[SHORT TASK]
Retype the whole listing, please, keeping every line exact and dropping the pictures.

[SOURCE MATERIAL]

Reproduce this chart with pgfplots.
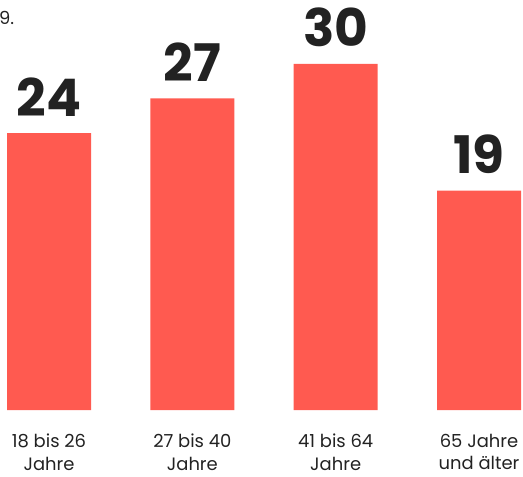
\documentclass[border=0pt]{standalone}
\usepackage{pgfplots}
\pgfplotsset{compat=1.18}
\usepackage{fontspec}
\setmainfont{Poppins}
\definecolor{barred}{HTML}{FF5A50}
\definecolor{txt}{HTML}{222222}
\begin{document}
\begin{tikzpicture}
\path[use as bounding box] (0,0) rectangle (523bp,477bp);
\node[anchor=base west, inner sep=0, font=\fontsize{18}{20}\selectfont, text=txt] at (-1bp,452bp) {9.};
\begin{axis}[
  at={(0,67bp)}, anchor=south west, scale only axis,
  width=523bp, height=410bp,
  xmin=-0.3419, xmax=3.307, ymin=0, ymax=35.524,
  axis line style={draw=none}, tick style={draw=none},
  ytick=\empty, xtick=data,
  xticklabels={{18 bis 26\\Jahre},{27 bis 40\\Jahre},{41 bis 64\\Jahre},{65 Jahre\\und älter}},
  xticklabel style={align=center, font=\fontsize{18}{23}\selectfont, text=txt, yshift=-16bp},
  clip=false,
  ybar, bar width=84bp,
  /pgf/number format/assume math mode=true,
  nodes near coords,
  every node near coord/.append style={font=\bfseries\fontsize{52}{52}\selectfont, text=txt, anchor=base, inner sep=0, yshift=17bp},
]
\addplot[fill=barred, draw=none] coordinates {(0,24) (1,27) (2,30) (3,19)};
\end{axis}
\end{tikzpicture}
\end{document}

[SOLUTION TO THIS TASK]
Reproduce this chart with pgfplots.
\documentclass[border=0pt]{standalone}
\usepackage{pgfplots}
\pgfplotsset{compat=1.18}
\usepackage{fontspec}
\setmainfont{Poppins}
\definecolor{barred}{HTML}{FF5A50}
\definecolor{txt}{HTML}{222222}
\begin{document}
\begin{tikzpicture}
\path[use as bounding box] (0,0) rectangle (523bp,477bp);
\node[anchor=base west, inner sep=0, font=\fontsize{18}{20}\selectfont, text=txt] at (-1bp,452bp) {9.};
\begin{axis}[
  at={(0,67bp)}, anchor=south west, scale only axis,
  width=523bp, height=410bp,
  xmin=-0.3419, xmax=3.307, ymin=0, ymax=35.524,
  axis line style={draw=none}, tick style={draw=none},
  ytick=\empty, xtick=data,
  xticklabels={{18 bis 26\\Jahre},{27 bis 40\\Jahre},{41 bis 64\\Jahre},{65 Jahre\\und älter}},
  xticklabel style={align=center, font=\fontsize{18}{23}\selectfont, text=txt, yshift=-16bp},
  clip=false,
  ybar, bar width=84bp,
  /pgf/number format/assume math mode=true,
  nodes near coords,
  every node near coord/.append style={font=\bfseries\fontsize{52}{52}\selectfont, text=txt, anchor=base, inner sep=0, yshift=17bp},
]
\addplot[fill=barred, draw=none] coordinates {(0,24) (1,27) (2,30) (3,19)};
\end{axis}
\end{tikzpicture}
\end{document}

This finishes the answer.